I cannot remember the last time a book made me cry, but I was sobbing in the first chapter - and that was before Moth was diagnosed with a terminal illness. If this had happened to me, I think I would have curled up into a foetal position and given up! That is not how Ray and Moth reacted - they chose instead to walk the 630 mile South West Coast Path, from Somerset to Dorset, via Devon and Cornwall.

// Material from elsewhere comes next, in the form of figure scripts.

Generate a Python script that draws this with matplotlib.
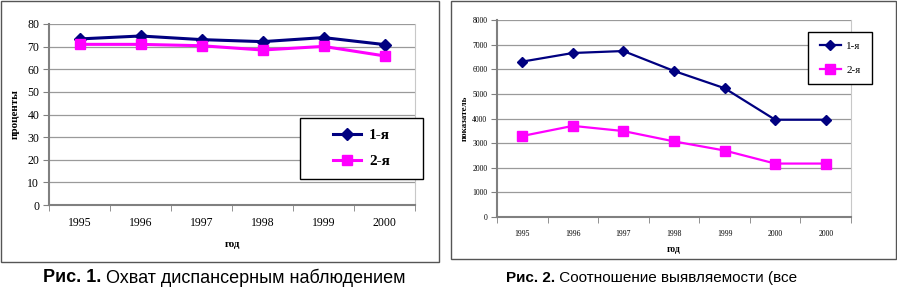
import numpy as np
import matplotlib
matplotlib.use("Agg")
import matplotlib.pyplot as plt
from matplotlib.patches import Rectangle

# --- data ---
years1 = ["1995", "1996", "1997", "1998", "1999", "2000"]
cover_1 = [73.4, 74.7, 73.1, 72.2, 74.0, 70.9]
cover_2 = [71.0, 71.0, 70.4, 68.5, 70.1, 65.9]

years2 = ["1995", "1996", "1997", "1998", "1999", "2000", "2000"]
detect_1 = [6310, 6660, 6740, 5930, 5230, 3950, 3950]
detect_2 = [3290, 3700, 3490, 3070, 2700, 2170, 2170]

series_names = ["1-я", "2-я"]
captions = ["Рис. 1.", " Охват диспансерным наблюдением",
            "Рис. 2.", " Соотношение выявляемости (все"]

NAVY = "#000080"
MAG = "#FF00FF"
SERIF = "Liberation Serif"

W, H = 897, 287
fig = plt.figure(figsize=(W / 100, H / 100), dpi=100)


def px_axes(x0, y0, x1, y1):
    return fig.add_axes([x0 / W, (H - y1) / H, (x1 - x0) / W, (y1 - y0) / H])


def frame(x0, y0, x1, y1):
    fig.patches.append(Rectangle((x0 / W, (H - y1) / H), (x1 - x0) / W, (y1 - y0) / H,
                                 transform=fig.transFigure, fill=False,
                                 edgecolor="#555555", lw=1.0))


def style_axes(ax, labels, ymax, ystep, tick_fs):
    n = len(labels)
    ax.set_xlim(-0.5, n - 0.5)
    ax.set_ylim(0, ymax)
    ax.set_yticks(np.arange(0, ymax + 1, ystep))
    ax.set_xticks(range(n))
    ax.set_xticklabels(labels)
    ax.set_xticks(np.arange(-0.5, n, 1.0), minor=True)
    ax.tick_params(axis="x", which="major", length=0, pad=9, labelsize=tick_fs)
    ax.tick_params(axis="x", which="minor", length=4, direction="out", color="#808080")
    ax.tick_params(axis="y", length=4, direction="out", color="#808080", labelsize=tick_fs, pad=3)
    for lab in ax.get_xticklabels() + ax.get_yticklabels():
        lab.set_family(SERIF)
    ax.grid(axis="y", color="#9a9a9a", lw=0.9)
    ax.set_axisbelow(True)
    ax.spines["top"].set_visible(False)
    ax.spines["right"].set_color("#c8c8c8")
    ax.spines["left"].set_color("#808080")
    ax.spines["bottom"].set_color("#808080")
    ax.spines["left"].set_linewidth(1.5)
    ax.spines["bottom"].set_linewidth(1.5)


def legend_box(ax, x0, y0, x1, y1, fs, weight, spacing, hlen):
    ax.add_patch(Rectangle((x0, y0), x1 - x0, y1 - y0, transform=ax.transAxes,
                           fill=True, facecolor="white", edgecolor="black", lw=1.0,
                           clip_on=False, zorder=5))
    leg = ax.legend(loc="center", bbox_to_anchor=((x0 + x1) / 2, (y0 + y1) / 2),
                    frameon=False, prop={"family": SERIF, "size": fs, "weight": weight},
                    labelspacing=spacing, handlelength=hlen, handletextpad=0.5,
                    borderpad=0)
    leg.set_zorder(6)


# --- figure 1 ---
frame(1, 1, 439, 262)
ax1 = px_axes(49, 24, 415, 205)
x1 = np.arange(len(years1))
ax1.plot(x1, cover_1, color=NAVY, lw=2.2, marker="D", ms=6, label=series_names[0])
ax1.plot(x1, cover_2, color=MAG, lw=2.2, marker="s", ms=7, label=series_names[1])
style_axes(ax1, years1, 80, 10, 8.5)
ax1.set_ylabel("проценты", family=SERIF, weight="bold", fontsize=8)
ax1.yaxis.set_label_coords(-0.079, 0.5)
ax1.set_xlabel("год", family=SERIF, weight="bold", fontsize=8)
ax1.xaxis.set_label_coords(0.5, -0.193)
legend_box(ax1, 0.686, 0.144, 1.022, 0.481, 11, "bold", 0.83, 1.85)

# --- figure 2 ---
frame(451, 1, 896, 259)
ax2 = px_axes(497, 20, 851, 217)
x2 = np.arange(len(years2))
ax2.plot(x2, detect_1, color=NAVY, lw=1.6, marker="D", ms=5, label=series_names[0])
ax2.plot(x2, detect_2, color=MAG, lw=1.6, marker="s", ms=7, label=series_names[1])
style_axes(ax2, years2, 8000, 1000, 5.5)
ax2.set_ylabel("показатель", family=SERIF, weight="bold", fontsize=6.5)
ax2.yaxis.set_label_coords(-0.08, 0.5)
ax2.set_xlabel("год", family=SERIF, weight="bold", fontsize=7)
ax2.xaxis.set_label_coords(0.5, -0.142)
legend_box(ax2, 0.879, 0.675, 1.059, 0.939, 8, "normal", 1.25, 1.9)

# --- captions (first one is justified wider in the source) ---
cy = (H - 278) / H
for i, (xs, fs) in enumerate([(43, 13), (506, 11)]):
    t = fig.text(xs / W, cy, captions[2 * i], family="Liberation Sans", weight="bold",
                 fontsize=fs, va="center", ha="left")
    fig.canvas.draw()
    bb = t.get_window_extent()
    fig.text(bb.x1 / W, cy, captions[2 * i + 1], family="Liberation Sans",
             fontsize=fs, va="center", ha="left")

fig.savefig("out.png", dpi=100)
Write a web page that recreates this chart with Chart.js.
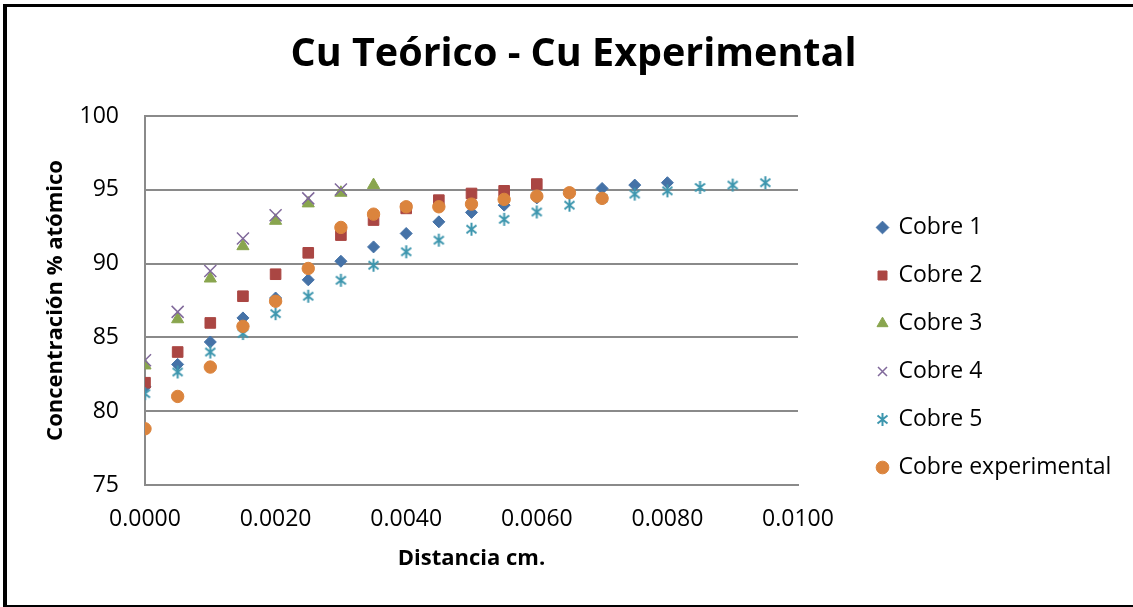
<!DOCTYPE html>
<html>
<head>
<meta charset="utf-8">
<script src="https://cdn.jsdelivr.net/npm/chart.js@4.4.1/dist/chart.umd.min.js"></script>
<style>
  html, body { margin: 0; padding: 0; background: #fff; }
  #wrap { position: relative; width: 1133px; height: 607px; }
</style>
</head>
<body>
<div id="wrap"><canvas id="grafico"></canvas></div>
<script>
// distancia (cm) de cada medición
const distancias = [0, 0.0005, 0.0010, 0.0015, 0.0020, 0.0025, 0.0030, 0.0035, 0.0040, 0.0045,
                    0.0050, 0.0055, 0.0060, 0.0065, 0.0070, 0.0075, 0.0080, 0.0085, 0.0090, 0.0095];

// concentración % atómico, una lista por serie (empiezan todas en 0 cm)
const cobre1 = [81.65, 83.17, 84.69, 86.32, 87.67, 88.90, 90.16, 91.13, 92.04, 92.83,
                93.47, 93.96, 94.45, 94.75, 95.09, 95.32, 95.48];
const cobre2 = [81.93, 84.01, 85.98, 87.79, 89.28, 90.73, 91.93, 92.95, 93.74, 94.30,
                94.75, 94.93, 95.39];
const cobre3 = [83.10, 86.23, 88.99, 91.18, 92.90, 94.08, 94.80, 95.32];
const cobre4 = [83.45, 86.73, 89.50, 91.70, 93.28, 94.42, 95.02];
const cobre5 = [81.19, 82.66, 84.01, 85.26, 86.61, 87.79, 88.87, 89.89, 90.80, 91.59,
                92.33, 93.00, 93.50, 93.96, 94.42, 94.71, 94.93, 95.16, 95.32, 95.48];
const cobreExp = [78.81, 81.00, 82.99, 85.75, 87.45, 89.67, 92.45, 93.35, 93.85, 93.85,
                  94.03, 94.35, 94.57, 94.80, 94.42];

const nombres = ['Cobre 1', 'Cobre 2', 'Cobre 3', 'Cobre 4', 'Cobre 5', 'Cobre experimental'];
const series = [cobre1, cobre2, cobre3, cobre4, cobre5, cobreExp];
const colores = ['#4572A7', '#AA4643', '#89A54E', '#80699B', '#3D96AE', '#DB843D'];

function puntos(serie) {
  return serie.map((y, i) => ({ x: distancias[i], y: y }));
}

// marcador asterisco (aspa + barra vertical)
function asterisco(color) {
  const c = document.createElement('canvas');
  c.width = 15; c.height = 15;
  const g = c.getContext('2d');
  g.strokeStyle = color;
  g.lineWidth = 2;
  g.beginPath();
  g.moveTo(7.5, 1); g.lineTo(7.5, 14);
  g.moveTo(2.5, 3.5); g.lineTo(12.5, 11.5);
  g.moveTo(12.5, 3.5); g.lineTo(2.5, 11.5);
  g.stroke();
  return c;
}

const estilos = ['rectRot', 'rect', 'triangle', 'crossRot', asterisco(colores[4]), 'circle'];
const radios = [6, 7.5, 7, 8.5, 7, 6.2];

// leyenda a la derecha: se ajusta el relleno según el ancho del texto más largo
const fuente = "'Open Sans'";
const tamLeyenda = 23;
const sepLeyenda = 25;
const cajaLeyenda = 9;
const medidor = document.createElement('canvas').getContext('2d');
medidor.font = tamLeyenda + 'px ' + fuente;
const anchoTexto = Math.max(...nombres.map(n => medidor.measureText(n).width));
const anchoLeyenda = sepLeyenda + cajaLeyenda + tamLeyenda / 2 + anchoTexto + 10;
const izqLeyenda = 853;
const padDer = Math.max(0, 1133 - izqLeyenda - anchoLeyenda);
const padIzq = padDer + 14;
const bordeIzq = 145;
const bordeDer = 798;

const marco = {
  id: 'marco',
  afterDraw(chart) {
    const ctx = chart.ctx;
    ctx.save();
    ctx.fillStyle = '#000';
    ctx.fillRect(3, 4, 4, 603);
    ctx.fillRect(3, 4, 1130, 3);
    ctx.fillRect(3, 605, 1130, 2);
    ctx.restore();
  }
};

const ctx = document.getElementById('grafico').getContext('2d');
const grafico = new Chart(ctx, {
  type: 'scatter',
  data: {
    datasets: series.map((s, i) => ({
      label: nombres[i],
      data: puntos(s),
      order: series.length - 1 - i,
      pointStyle: estilos[i],
      pointRadius: radios[i],
      backgroundColor: colores[i],
      borderColor: colores[i],
      borderWidth: i === 3 ? 1.5 : 1,
      showLine: false
    }))
  },
  options: {
    responsive: true,
    maintainAspectRatio: false,
    animation: false,
    events: [],
    devicePixelRatio: 1,
    layout: { padding: { left: padIzq, right: padDer, top: 0, bottom: 0 } },
    plugins: {
      title: {
        display: true,
        text: 'Cu Teórico - Cu Experimental',
        color: '#000',
        font: { family: fuente, size: 39.5, weight: 'bold' },
        padding: { top: 31, bottom: 37.6 }
      },
      legend: {
        position: 'right',
        maxWidth: 400,
        title: { display: true, text: '', padding: 0, font: { size: 88, lineHeight: 1 } },
        labels: {
          usePointStyle: true,
          boxWidth: cajaLeyenda,
          boxHeight: cajaLeyenda,
          padding: sepLeyenda,
          color: '#000',
          font: { family: fuente, size: tamLeyenda },
          sort: (a, b) => a.datasetIndex - b.datasetIndex
        }
      },
      tooltip: { enabled: false }
    },
    scales: {
      x: {
        type: 'linear',
        min: 0,
        max: 0.01,
        grid: { display: false, drawTicks: false },
        border: { display: true, color: '#8a8a8a', width: 2 },
        ticks: {
          stepSize: 0.002,
          autoSkip: false,
          maxRotation: 0,
          padding: 21,
          color: '#000',
          font: { family: fuente, size: 23 },
          callback: v => v.toFixed(4)
        },
        title: {
          display: true,
          text: 'Distancia cm.',
          color: '#000',
          font: { family: fuente, size: 22, weight: 'bold' },
          padding: { top: 0, bottom: 35.5 }
        },
        afterFit: s => { s.height = 122; }
      },
      y: {
        min: 75,
        max: 100,
        grid: { color: '#8a8a8a', lineWidth: 2, drawTicks: false },
        border: { display: true, color: '#8a8a8a', width: 2 },
        ticks: {
          stepSize: 5,
          padding: 26,
          color: '#000',
          font: { family: fuente, size: 23 }
        },
        title: {
          display: true,
          text: 'Concentración % atómico',
          color: '#000',
          font: { family: fuente, size: 22, weight: 'bold' },
          padding: { top: 56 - padIzq - 13.2, bottom: 0 }
        },
        afterFit: s => { s.width = bordeIzq - padIzq; }
      },
      hueco: {
        type: 'linear',
        position: 'right',
        display: true,
        grid: { display: false, drawTicks: false },
        border: { display: false },
        ticks: { display: false },
        afterFit: s => { s.width = izqLeyenda - bordeDer; }
      }
    }
  },
  plugins: [marco]
});
</script>
</body>
</html>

With only a pack each, containing the minimum of cloths and food, a tent and light sleeping bags they set off into the wild. They had virtually no money, so camped wild, usually illegally, and often went hungry. Their experiences of extreme weather and hungry were visceral. I could feel the cold at night, and the searing heat of the mid-day summer sun. They were surprised by how people shunned them if they told them they were homeless, so stopped telling the truth, and said instead they had sold their house and were ‘living the dream’, walking without a timetable.
But as they struggle to put one foot in front of the other and follow the path, something is happening to them. As one woman says to them: “You’ve felt the hand of nature. It won’t ever leave you now; you’re salted. People fight the elements, the weather, but when it’s touched you, when you let it be, you’re never the same again.” Close to the end of their walk, Ray realises “…something in me was changing season. I was no longer striving, fighting to change the unchangeable…A new season had crept into me, a softer season of acceptance.”
The Salt Path was shortlisted for the Wainwright Golden Beer Book Prize and the Costa Book Awards, and I can understand why. I feel I know Ray and Moth intimately and I will never forget their journey.